4La part du gaz dans le mix énergétique des Balkans occidentaux y était de 9,3% en 2021, un chiffre qui masque de fortes disparités : Serbie 14,8% et Macédoine du nord 13,3%; Bosnie Herzégovine 2,8%; Albanie 1,9%; Kosovo et Monténégro 0%. Source : Ministère français de l’Économie, des Finances, et de la Souveraineté industrielle et numérique.

5Il est à noter que l’Azerbaïdjan a acquis en 2013 à la demande la Grèce une part du DESFA, le distributeur de gaz grec pour éviter que la Russie n’y établisse un monopole énergétique.

6BP détient 25% des parts du consortium.

7Contre 8,1 milliards de mètre cube en 2021.

8 Un protocole d’accord a aussi été signé pour renouveler cet accord tous les ans jusqu’en 2026 après quoi l’importation porterait sur 1 milliard de mètres cube par an.

9 Celle-ci a connu sa première participation à la réunion ministérielle annuelle du CGS en février 2022.

10 En ce qui concerne les Balkans, il y a seulement 10 ans, en 2014, La Russie exportait 88% de sa production de gaz vers l’Union européenne (70 % de cette quantité transitant par l’Ukraine) et les exportations dans les Balkans approchaient les 73 milliards de mètre cube (à peu près la moitié de la quantité exportée vers l’UE).

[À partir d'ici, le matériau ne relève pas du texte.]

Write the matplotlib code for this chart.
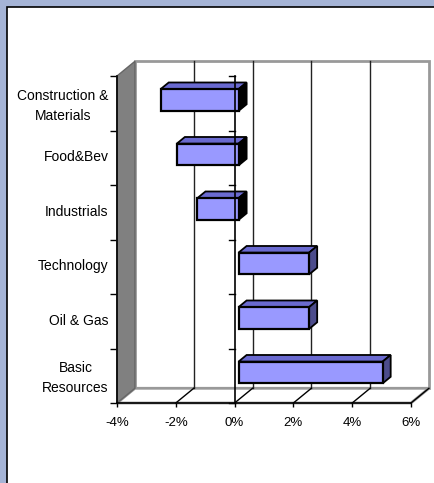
import matplotlib
matplotlib.use("Agg")
import matplotlib.pyplot as plt
from matplotlib.patches import Polygon, Rectangle

plt.rcParams["font.family"] = ["Liberation Sans", "DejaVu Sans"]

# data (top to bottom as drawn)
categories = ["Construction &\nMaterials", "Food&Bev", "Industrials",
              "Technology", "Oil & Gas", "Basic\nResources"]
values = [-2.65, -2.1, -1.4, 2.4, 2.4, 4.9]
xticks = [-4, -2, 0, 2, 4, 6]
xlabels = ["-4%", "-2%", "0%", "2%", "4%", "6%"]

# 3D look: depth offset of the back wall in data units
DX, DY = 0.61, 0.27
D0, D1 = 0.22, 0.67        # bar depth span (fraction of full depth)
BAR_H = 0.4
XMIN, XMAX = xticks[0], xticks[-1]
N = len(categories)

FRONT = "#9999ff"
TOP = "#6a6ad0"
SIDE_POS = "#4c4c8c"
SIDE_NEG = "#000000"

fig = plt.figure(figsize=(4.35, 4.83), dpi=100)
fig.patch.set_facecolor("#a5b4d6")
fig.patches.append(Rectangle((7.5 / 435, -0.1), 1.2, 1.1 - 7.5 / 483,
                             transform=fig.transFigure, facecolor="white",
                             edgecolor="black", lw=1.2, zorder=-10))

ax = fig.add_axes([117 / 435, 1 - 403 / 483, 294 / 435, 327 / 483])
ax.set_xlim(XMIN, XMAX)
ax.set_ylim(0, N)
ax.patch.set_visible(False)
for s in ax.spines.values():
    s.set_visible(False)


def poly(pts, fc, ec, lw, z):
    ax.add_patch(Polygon(pts, closed=True, facecolor=fc, edgecolor=ec,
                         lw=lw, zorder=z, clip_on=False, joinstyle="miter"))


# back wall
poly([(XMIN + DX, DY), (XMAX + DX, DY), (XMAX + DX, N + DY), (XMIN + DX, N + DY)],
     "white", "#999999", 2, 1)
# floor
poly([(XMIN, 0), (XMAX, 0), (XMAX + DX, DY), (XMIN + DX, DY)], "white", "#999999", 2, 1)
# side wall
poly([(XMIN, 0), (XMIN + DX, DY), (XMIN + DX, N + DY), (XMIN, N)], "#808080", "#666666", 1, 2)

# gridlines: back wall + floor
for x in xticks[1:-1]:
    ax.plot([x + DX, x + DX], [DY, N + DY], color="#222222", lw=1, zorder=2, clip_on=False)
for x in xticks[1:]:
    ax.plot([x, x + DX], [0, DY], color="black", lw=1, zorder=3, clip_on=False)

# bars
for i, v in enumerate(values):
    c = N - i - 0.5
    y0, y1 = c - BAR_H / 2, c + BAR_H / 2
    ax0, ay0 = D0 * DX, D0 * DY
    ax1, ay1 = D1 * DX, D1 * DY
    lo, hi = min(0, v), max(0, v)
    side = SIDE_POS if v > 0 else SIDE_NEG
    # top face
    poly([(lo + ax0, y1 + ay0), (hi + ax0, y1 + ay0), (hi + ax1, y1 + ay1), (lo + ax1, y1 + ay1)],
         TOP, "black", 1.3, 4)
    # right end face
    poly([(hi + ax0, y0 + ay0), (hi + ax1, y0 + ay1), (hi + ax1, y1 + ay1), (hi + ax0, y1 + ay0)],
         side, "black", 1.3, 4)
    # front face
    poly([(lo + ax0, y0 + ay0), (hi + ax0, y0 + ay0), (hi + ax0, y1 + ay0), (lo + ax0, y1 + ay0)],
         FRONT, "black", 1.6, 5)

# axes lines
ax.plot([XMIN, XMAX], [0, 0], color="black", lw=1.2, zorder=6, clip_on=False)
ax.plot([XMIN, XMIN], [0, N], color="black", lw=1.2, zorder=6, clip_on=False)
ax.plot([0, 0], [0, N], color="black", lw=1.2, zorder=6, clip_on=False)
for k in range(N + 1):
    ax.plot([-0.18, 0], [k, k], color="black", lw=1, zorder=6, clip_on=False)

ax.set_xticks(xticks, xlabels, fontsize=9.5)
ax.tick_params(axis="x", length=3, width=1, pad=7)
ax.set_yticks(range(N + 1))
ax.set_yticklabels([])
ax.tick_params(axis="y", length=5, width=1)
ax.set_yticks([N - i - 0.46 for i in range(N)], categories, minor=True, fontsize=10)
ax.tick_params(axis="y", which="minor", length=0, pad=6)
for t in ax.get_yticklabels(minor=True):
    t.set_multialignment("center")
    t.set_linespacing(1.55)

fig.savefig("out.png", dpi=100, facecolor=fig.get_facecolor())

Vladimir Poutine déclarait au premier sommet de l’énergie de l’Europe du sud-est à Zagreb en 2007 « l’énergie est une marchandise, mais pas comme une autre ». En 2022, ses exportations de gaz hors pays de l’ex-bloc soviétique avait chuté de 45,5 %.

11La Bulgarie s’est d’ailleurs connecté au Turkstream fin 2020, créant ainsi le Balkan Stream.

12 A cet effet, une ambassade azerbaïdjanaise a été ouverte en Bosnie-Herzégovine en 2021.

13L’opérateur national de transport de gaz est Nomagas AD Skopje.

14Il a été remplacé par le projet russo-turc Turkstream, en 2016, reliant Turquie et Russie à travers la mer Noire.

15La Moldavie les a rejoint en 2010 et l’Ukraine en 2011. Il y a également 3 membres observateurs : Turquie, Norvège et Géorgie.